Какую же политическую, социальную и экономическую ситуацию раскрывает эта история? Спланировав Большой террор как боевую операцию против населения страны, сталинская власть постаралась, кроме прямых результатов уничтожения и изоляции своих возможных противников и неблагонадежных, получить еще и дополнительные утилитарные результаты, побочные выгоды. Во-первых, открытыми процессами прикрыть тайный ночной, многократно более массовый террор. Во-вторых, переложив собственные преступления на часть своих наместников как на «козлов отпущения» и избавившись от них, реабилитироваться в глазах народа, сохраняя и укрепляя установленную систему политического, социального и экономического насилия. В-третьих, прикрыть террор против народа организованным и восторженным согласием самого народа с террором против отдельных представителей власти, переложив тем самым историческую ответственность за массовые убийства на народ, сделав его соучастником убийств организованных властью. И наконец, укрепить таким образом коммунистический режим аморально-политическим единством с народом, что в значительной мере удалось, как показали последующие события.

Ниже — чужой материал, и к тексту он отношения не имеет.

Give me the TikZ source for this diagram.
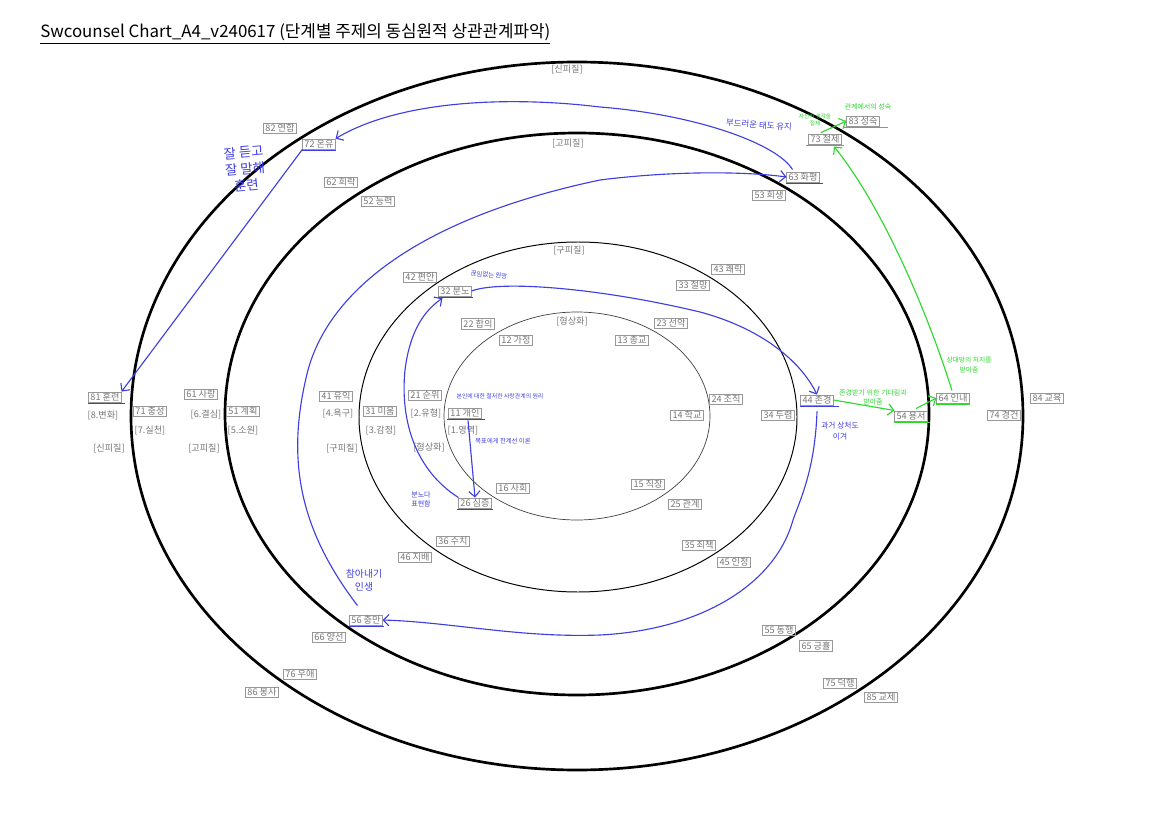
\documentclass[tikz,border=0pt]{standalone}
\usepackage{fontspec}
\setmainfont{Noto Sans CJK KR}
\usetikzlibrary{calc,arrows.meta}
\definecolor{penblue}{RGB}{62,62,225}
\definecolor{pengreen}{RGB}{45,215,45}
\definecolor{lblgray}{RGB}{118,118,118}
\tikzset{
  lbl/.style={draw=lblgray!75, line width=0.5pt, text=lblgray, font=\fontsize{6.5}{7}\selectfont, inner xsep=1.2pt, inner ysep=0.7pt},
  tag/.style={text=lblgray, font=\fontsize{6.5}{7}\selectfont, inner sep=0.5pt},
  ring/.style={line width=1.9pt},
  bluepen/.style={penblue, line width=0.8pt},
  greenpen/.style={pengreen, line width=0.8pt},
  penarrow/.style={-{Straight Barb[length=4pt,width=8pt]}},
  bluenote/.style={text=penblue, align=center, inner sep=0pt},
  greennote/.style={text=pengreen, align=center, inner sep=0pt},
}

\begin{document}
\begin{tikzpicture}[x=0.025cm, y=-0.025cm]
    \useasboundingbox (0,0) rectangle (1152,814);
    \node[anchor=base west, inner sep=0pt, font=\fontsize{12}{14}\selectfont] (title) at (40,38) {\underline{Swcounsel Chart\_A4\_v240617 (단계별 주제의 동심원적 상관관계파악)}};

    \draw[ring] (577,416) ellipse [x radius=446, y radius=354];
    \draw[ring] (577,414) ellipse [x radius=352, y radius=281];
    \draw[line width=0.7pt] (578,417) ellipse [x radius=219, y radius=175];
    \draw[line width=0.5pt, black!75] (577,416) ellipse [x radius=133, y radius=104];

    \node[tag] (t8) at (567,70) {[신피질]};
    \node[tag] (t6) at (568,143) {[고피질]};
    \node[tag] (t4) at (569,250) {[구피질]};
    \node[tag] (t2) at (572,321) {[형상화]};
    \node[tag] (s8) at (109,448) {[신피질]};
    \node[tag] (s6) at (204,448) {[고피질]};
    \node[tag] (s4) at (342,448) {[구피질]};
    \node[tag] (s2) at (429,447) {[형상화]};
    \node[tag] (k8) at (103,415) {[8.변화]};
    \node[tag] (k7) at (150,430) {[7.실천]};
    \node[tag] (k6) at (206,414) {[6.결심]};
    \node[tag] (k5) at (243,431) {[5.소원]};
    \node[tag] (k4) at (338,414) {[4.욕구]};
    \node[tag] (k3) at (381,430) {[3.감정]};
    \node[tag] (k2) at (426,413) {[2.유형]};
    \node[tag] (k1) at (463,430) {[1.영역]};

    \node[lbl] (n82) at (280,128) {82 연합};
    \node[lbl] (n72) at (319,144) {72 온유};
    \node[lbl] (n62) at (341,182) {62 희락};
    \node[lbl] (n52) at (378,201) {52 능력};
    \node[lbl] (n63) at (803,177) {63 화평};
    \node[lbl] (n53) at (769,195) {53 희생};
    \node[lbl] (n73) at (825,139) {73 절제};
    \node[lbl] (n83) at (863,121) {83 성숙};
    \node[lbl] (n42) at (420,277) {42 편안};
    \node[lbl] (n32) at (455,291) {32 분노};
    \node[lbl] (n43) at (728,269) {43 쾌락};
    \node[lbl] (n33) at (693,285) {33 절망};
    \node[lbl] (n22) at (478,324) {22 합의};
    \node[lbl] (n12) at (516,340) {12 가정};
    \node[lbl] (n23) at (671,323) {23 선악};
    \node[lbl] (n13) at (632,340) {13 종교};
    \node[lbl] (n81) at (105,397) {81 훈련};
    \node[lbl] (n71) at (150,411) {71 충성};
    \node[lbl] (n61) at (201,394) {61 사랑};
    \node[lbl] (n51) at (243,411) {51 계획};
    \node[lbl] (n41) at (336,396) {41 유익};
    \node[lbl] (n31) at (380,411) {31 미움};
    \node[lbl] (n21) at (425,395) {21 순위};
    \node[lbl] (n11) at (465,413) {11 개인};
    \node[lbl] (n14) at (687,415) {14 학교};
    \node[lbl] (n24) at (726,399) {24 조직};
    \node[lbl] (n34) at (778,415) {34 두렴};
    \node[lbl] (n44) at (817,400) {44 존경};
    \node[lbl] (n54) at (911,416) {54 용서};
    \node[lbl] (n64) at (953,398) {64 인내};
    \node[lbl] (n74) at (1004,415) {74 경건};
    \node[lbl] (n84) at (1047,398) {84 교육};
    \node[lbl] (n16) at (513,488) {16 사회};
    \node[lbl] (n26) at (475,503) {26 심층};
    \node[lbl] (n15) at (648,484) {15 직장};
    \node[lbl] (n25) at (685,504) {25 관계};
    \node[lbl] (n36) at (453,541) {36 수치};
    \node[lbl] (n46) at (415,557) {46 지배};
    \node[lbl] (n35) at (699,545) {35 죄책};
    \node[lbl] (n45) at (734,562) {45 인정};
    \node[lbl] (n56) at (366,620) {56 충만};
    \node[lbl] (n66) at (329,637) {66 양선};
    \node[lbl] (n55) at (779,630) {55 동행};
    \node[lbl] (n65) at (816,646) {65 긍휼};
    \node[lbl] (n76) at (300,674) {76 우애};
    \node[lbl] (n86) at (262,692) {86 봉사};
    \node[lbl] (n75) at (840,683) {75 덕행};
    \node[lbl] (n85) at (881,697) {85 교제};

    \draw[bluepen] ($(n81.south west)+(0,1)$) -- ($(n81.south east)+(3,1)$);
    \draw[bluepen] ($(n72.south west)+(0,1)$) -- ($(n72.south east)+(0,1)$);
    \draw[bluepen] ($(n63.south west)+(0,1)$) -- ($(n63.south east)+(3,1)$);
    \draw[bluepen] ($(n32.south west)+(0,1)$) -- ($(n32.south east)+(1,1)$);
    \draw[bluepen] ($(n11.south west)+(-1,1)$) -- ($(n11.south east)+(3,1)$);
    \draw[bluepen] ($(n26.south west)+(-1,1)$) -- ($(n26.south east)+(1,1)$);
    \draw[bluepen] ($(n44.south west)+(0,1)$) -- ($(n44.south east)+(5,1)$);
    \draw[bluepen] ($(n56.south west)+(0,1)$) -- ($(n56.south east)+(1,1)$);
    \draw[greenpen] ($(n83.south west)+(-3,1)$) -- ($(n83.south east)+(8,1)$);
    \draw[greenpen] ($(n73.south west)+(-2,1)$) -- ($(n73.south east)+(2,1)$);
    \draw[greenpen] ($(n54.south west)+(0,1)$) -- ($(n54.south east)+(2,1)$);
    \draw[greenpen] ($(n64.south west)+(0,1)$) -- ($(n64.south east)+(0,1)$);

    \draw[bluepen, penarrow] ($(n63.north west)+(6,-2)$) .. controls (778,145) and (700,115) .. (600,107) .. controls (510,96) and (400,100) .. (n72.north east);
    \draw[bluepen, penarrow] (n72.south west) -- (n81.north east);
    \draw[bluepen, penarrow] ($(n56.north west)+(8,-9)$) .. controls (300,530) and (285,460) .. (308,370) .. controls (330,290) and (420,218) .. (600,180) .. controls (680,170) and (750,172) .. (n63.west);
    \draw[bluepen, penarrow] (n32.east) .. controls (500,280) and (600,288) .. (700,312) .. controls (760,328) and (800,360) .. (n44.north);
    \draw[bluepen, penarrow] (n26.north west) .. controls (415,470) and (400,420) .. (405,370) .. controls (410,330) and (425,310) .. ($(n32.south west)+(4,2)$);
    \draw[bluepen, penarrow] ($(n11.south)+(3,2)$) -- (n26.north);
    \draw[bluepen, penarrow] ($(n44.south)+(0,6)$) .. controls (815,470) and (800,500) .. (793,520) .. controls (775,585) and (700,630) .. (600,635) .. controls (520,638) and (450,622) .. (n56.east);

    \draw[greenpen, penarrow] (n44.east) -- (n54.north west);
    \draw[greenpen, penarrow] ($(n54.north)+(5,-2)$) -- (n64.west);
    \draw[greenpen, penarrow] ($(n64.north)+(-1,-2)$) .. controls (930,320) and (885,210) .. ($(n73.south)+(9,2)$);
    \draw[greenpen, penarrow] ($(n73.north)+(-4,-1)$) -- (n83.west);

    \node[bluenote, font=\fontsize{9.5}{12}\selectfont, rotate=5] (w1) at (245,169) {잘 듣고\\잘 말해\\훈련};
    \node[bluenote, font=\fontsize{6}{7}\selectfont, rotate=-4] (w2) at (759,125) {부드러운 태도 유지};
    \node[bluenote, font=\fontsize{4.5}{5}\selectfont, rotate=-5] (w3) at (489,275) {끊임없는 원망};
    \node[bluenote, font=\fontsize{4.2}{5}\selectfont] (w4) at (500,396) {본인에 대한 철저한 사랑관계의 원리};
    \node[bluenote, font=\fontsize{4.5}{5}\selectfont] (w5) at (503,441) {목표에게 한계선 이론};
    \node[bluenote, font=\fontsize{5}{6.5}\selectfont] (w6) at (421,499) {분노다\\표현함};
    \node[bluenote, font=\fontsize{5.5}{8}\selectfont] (w7) at (840,431) {과거 상처도\\이겨};
    \node[bluenote, font=\fontsize{7}{9.5}\selectfont] (w8) at (364,580) {참아내기\\인생};
    \node[greennote, font=\fontsize{5}{6}\selectfont] (w9) at (868,107) {관계에서의 성숙};
    \node[greennote, font=\fontsize{4}{5}\selectfont] (w10) at (815,120) {자신의 생각을\\절제};
    \node[greennote, font=\fontsize{4.8}{6.5}\selectfont] (w11) at (969,365) {상대방의 처지를\\받아줌};
    \node[greennote, font=\fontsize{5}{6.5}\selectfont] (w12) at (873,397) {존경받기 위한 기다림과\\받아줌};
\end{tikzpicture}
\end{document}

Но как грубо и примитивно все это творилось! Сталин требует шифром, тайно организовать открытые показательные процессы, раздуть истерию в печати, согнать народ на собрания, чтобы мобилизовать массы на борьбу с «врагами народа», и Эйхе в Западно-Сибирском крае все это организует, раздувает, сгоняет и мобилизует, после чего дает отчет о проделанном. В чем же он отчитывается? В том, как его опричники грабили и насиловали крестьянство. В то, что они были троцкистско-японо-бухаринско-германскими шпионами и диверсантами, не верили ни Эйхе, ни Сталин, организовавший эту вакханалию, ни сколько-нибудь рассудительные из колхозников. Но Эйхе требовалось списать на кого-то развал сельского хозяйства в крае, вызванный коллективизацией. Сталину требовалось то же самое, но с ответственностью не за Запсибкрай, а за СССР.